= Dodson, Oregon =

Unincorporated community in the state of Oregon, United States

Dodson is an unincorporated community in Multnomah County, Oregon, United States. It is located about 4½ miles (7.2 km) east of Multnomah Falls and one mile west of Warrendale, in the Columbia River Gorge on Interstate 84/U.S. Route 30. It is across the Columbia River from Skamania, Washington. Dodson is within the Cascade Locks ZIP code.

Dodson was a railroad station on the Oregon-Washington Railroad & Navigation Company line (today owned by Union Pacific) named for Ira Dodson, who was an early settler in the area. Dodson station was moved several times and was once located near present-day Warrendale. Circa 1885 the station was also known as "Dodsons". Author Ralph Friedman says Dodson is a "hamlet that time and tracks have passed by". At one time Dodson had a gas station and a motel. Bonneville Grade School in Dodson closed in 1996 because of declining enrollment. The school also served the students of Warrendale and Bonneville.

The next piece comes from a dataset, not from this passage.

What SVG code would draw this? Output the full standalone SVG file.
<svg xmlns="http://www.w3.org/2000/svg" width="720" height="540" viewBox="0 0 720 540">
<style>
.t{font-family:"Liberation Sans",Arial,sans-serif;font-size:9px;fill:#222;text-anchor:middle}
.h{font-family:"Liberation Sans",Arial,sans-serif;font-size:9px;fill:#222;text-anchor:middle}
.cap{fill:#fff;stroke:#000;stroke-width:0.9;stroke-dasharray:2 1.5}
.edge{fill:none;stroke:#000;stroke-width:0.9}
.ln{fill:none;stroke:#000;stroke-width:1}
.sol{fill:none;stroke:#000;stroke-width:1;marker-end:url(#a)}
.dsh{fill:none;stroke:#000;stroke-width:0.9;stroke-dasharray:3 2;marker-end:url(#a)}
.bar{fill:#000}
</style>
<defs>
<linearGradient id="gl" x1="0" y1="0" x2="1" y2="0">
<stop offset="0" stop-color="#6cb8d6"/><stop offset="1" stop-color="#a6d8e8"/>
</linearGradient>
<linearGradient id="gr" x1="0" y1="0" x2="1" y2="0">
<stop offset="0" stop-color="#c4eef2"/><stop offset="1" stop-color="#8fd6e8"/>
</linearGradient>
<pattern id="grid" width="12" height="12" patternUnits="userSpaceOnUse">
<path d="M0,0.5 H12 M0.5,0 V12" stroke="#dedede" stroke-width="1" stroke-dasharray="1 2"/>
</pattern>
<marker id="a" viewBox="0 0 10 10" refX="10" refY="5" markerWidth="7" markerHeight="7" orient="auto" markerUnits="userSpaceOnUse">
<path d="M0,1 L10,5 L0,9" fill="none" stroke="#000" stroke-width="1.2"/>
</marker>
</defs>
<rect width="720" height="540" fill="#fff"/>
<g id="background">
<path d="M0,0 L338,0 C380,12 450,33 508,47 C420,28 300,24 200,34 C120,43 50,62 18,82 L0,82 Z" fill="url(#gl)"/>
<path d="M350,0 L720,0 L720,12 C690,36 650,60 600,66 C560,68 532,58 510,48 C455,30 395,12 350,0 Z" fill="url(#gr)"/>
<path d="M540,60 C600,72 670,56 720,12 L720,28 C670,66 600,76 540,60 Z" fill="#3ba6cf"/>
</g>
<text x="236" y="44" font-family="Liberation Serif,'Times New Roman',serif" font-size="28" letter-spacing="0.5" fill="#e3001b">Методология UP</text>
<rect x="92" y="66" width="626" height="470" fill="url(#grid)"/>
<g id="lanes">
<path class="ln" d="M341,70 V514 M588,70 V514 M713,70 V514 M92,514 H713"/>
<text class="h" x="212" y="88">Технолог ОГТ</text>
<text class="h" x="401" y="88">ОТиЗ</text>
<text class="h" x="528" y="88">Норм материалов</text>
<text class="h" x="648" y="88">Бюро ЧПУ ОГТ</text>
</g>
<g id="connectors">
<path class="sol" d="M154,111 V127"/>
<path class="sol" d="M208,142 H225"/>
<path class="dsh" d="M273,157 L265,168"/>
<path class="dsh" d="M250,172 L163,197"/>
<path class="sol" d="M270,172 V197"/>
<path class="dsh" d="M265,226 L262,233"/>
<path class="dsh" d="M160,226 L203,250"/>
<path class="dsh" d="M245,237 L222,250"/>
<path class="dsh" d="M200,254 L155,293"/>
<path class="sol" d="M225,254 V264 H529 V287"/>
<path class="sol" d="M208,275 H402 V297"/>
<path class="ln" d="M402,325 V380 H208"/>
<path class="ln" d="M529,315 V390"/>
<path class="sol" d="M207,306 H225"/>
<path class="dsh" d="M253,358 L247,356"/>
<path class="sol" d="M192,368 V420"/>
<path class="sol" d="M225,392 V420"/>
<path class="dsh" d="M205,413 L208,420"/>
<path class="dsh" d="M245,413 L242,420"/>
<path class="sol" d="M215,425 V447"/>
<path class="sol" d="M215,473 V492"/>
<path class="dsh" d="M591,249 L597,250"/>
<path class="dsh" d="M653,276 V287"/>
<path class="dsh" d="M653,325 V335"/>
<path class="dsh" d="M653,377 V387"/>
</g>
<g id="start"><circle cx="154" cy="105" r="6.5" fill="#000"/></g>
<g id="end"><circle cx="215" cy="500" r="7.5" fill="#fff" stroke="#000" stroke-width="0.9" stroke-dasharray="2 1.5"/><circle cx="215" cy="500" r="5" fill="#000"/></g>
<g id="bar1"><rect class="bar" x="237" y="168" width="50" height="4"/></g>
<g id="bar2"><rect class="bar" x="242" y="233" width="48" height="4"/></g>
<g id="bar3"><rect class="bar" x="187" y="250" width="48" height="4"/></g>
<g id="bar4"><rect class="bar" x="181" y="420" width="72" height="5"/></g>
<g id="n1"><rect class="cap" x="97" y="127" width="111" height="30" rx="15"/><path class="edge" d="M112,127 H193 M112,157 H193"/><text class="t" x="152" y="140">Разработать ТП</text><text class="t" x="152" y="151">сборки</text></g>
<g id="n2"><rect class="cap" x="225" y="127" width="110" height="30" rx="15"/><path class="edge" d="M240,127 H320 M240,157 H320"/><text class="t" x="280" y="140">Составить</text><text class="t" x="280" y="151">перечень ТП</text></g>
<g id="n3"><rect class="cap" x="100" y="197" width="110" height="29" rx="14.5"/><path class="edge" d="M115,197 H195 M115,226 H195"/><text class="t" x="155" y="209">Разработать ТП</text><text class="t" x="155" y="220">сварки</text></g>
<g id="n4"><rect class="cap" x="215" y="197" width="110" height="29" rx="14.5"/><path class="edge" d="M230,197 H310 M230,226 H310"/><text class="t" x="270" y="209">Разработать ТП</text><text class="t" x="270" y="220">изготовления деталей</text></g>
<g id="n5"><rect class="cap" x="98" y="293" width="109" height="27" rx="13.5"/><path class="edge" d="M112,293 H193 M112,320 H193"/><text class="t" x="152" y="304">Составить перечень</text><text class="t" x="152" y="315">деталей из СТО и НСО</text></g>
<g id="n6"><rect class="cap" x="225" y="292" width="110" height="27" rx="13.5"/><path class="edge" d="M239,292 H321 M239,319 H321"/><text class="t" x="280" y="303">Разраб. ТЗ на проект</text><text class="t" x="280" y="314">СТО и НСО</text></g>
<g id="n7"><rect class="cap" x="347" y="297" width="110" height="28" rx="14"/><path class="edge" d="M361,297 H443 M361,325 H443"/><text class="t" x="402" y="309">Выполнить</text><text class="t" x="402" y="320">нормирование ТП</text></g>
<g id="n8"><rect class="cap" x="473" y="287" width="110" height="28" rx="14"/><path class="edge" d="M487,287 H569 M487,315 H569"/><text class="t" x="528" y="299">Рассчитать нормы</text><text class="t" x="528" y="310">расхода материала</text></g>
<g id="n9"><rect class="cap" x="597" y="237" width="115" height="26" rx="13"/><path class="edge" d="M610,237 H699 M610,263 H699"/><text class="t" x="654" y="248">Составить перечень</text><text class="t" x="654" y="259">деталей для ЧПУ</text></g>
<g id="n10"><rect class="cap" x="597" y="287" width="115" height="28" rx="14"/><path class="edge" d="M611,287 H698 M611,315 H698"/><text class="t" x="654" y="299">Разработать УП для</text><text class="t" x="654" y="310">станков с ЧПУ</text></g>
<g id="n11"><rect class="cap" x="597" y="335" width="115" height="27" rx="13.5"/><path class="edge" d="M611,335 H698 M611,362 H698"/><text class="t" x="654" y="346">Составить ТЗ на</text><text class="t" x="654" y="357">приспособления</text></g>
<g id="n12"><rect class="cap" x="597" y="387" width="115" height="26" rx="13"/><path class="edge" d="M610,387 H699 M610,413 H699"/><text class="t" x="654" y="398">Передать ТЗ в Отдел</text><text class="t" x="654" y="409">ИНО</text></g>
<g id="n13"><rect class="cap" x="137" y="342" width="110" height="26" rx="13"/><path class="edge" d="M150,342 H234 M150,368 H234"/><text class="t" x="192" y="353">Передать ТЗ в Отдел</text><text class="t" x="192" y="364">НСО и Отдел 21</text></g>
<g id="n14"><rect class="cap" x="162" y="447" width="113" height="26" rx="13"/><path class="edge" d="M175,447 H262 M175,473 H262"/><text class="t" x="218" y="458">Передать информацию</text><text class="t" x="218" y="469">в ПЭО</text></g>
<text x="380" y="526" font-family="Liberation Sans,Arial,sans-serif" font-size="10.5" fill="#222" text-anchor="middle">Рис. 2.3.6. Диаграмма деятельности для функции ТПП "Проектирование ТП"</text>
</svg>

Dodson was the site of the McGowan salmon cannery and a fish wheel c. 1900. In February 1996, a series of massive debris flows, resulting from the same severe weather that caused flooding in the Willamette Valley, occurred between Dodson and Warrendale, destroying homes and blocking the railroad and I-84 for several days. A 1.65 acre parcel in the landslide area was bequeathed to the Friends of the Columbia Gorge Land Trust, which hopes to convey the property into public ownership.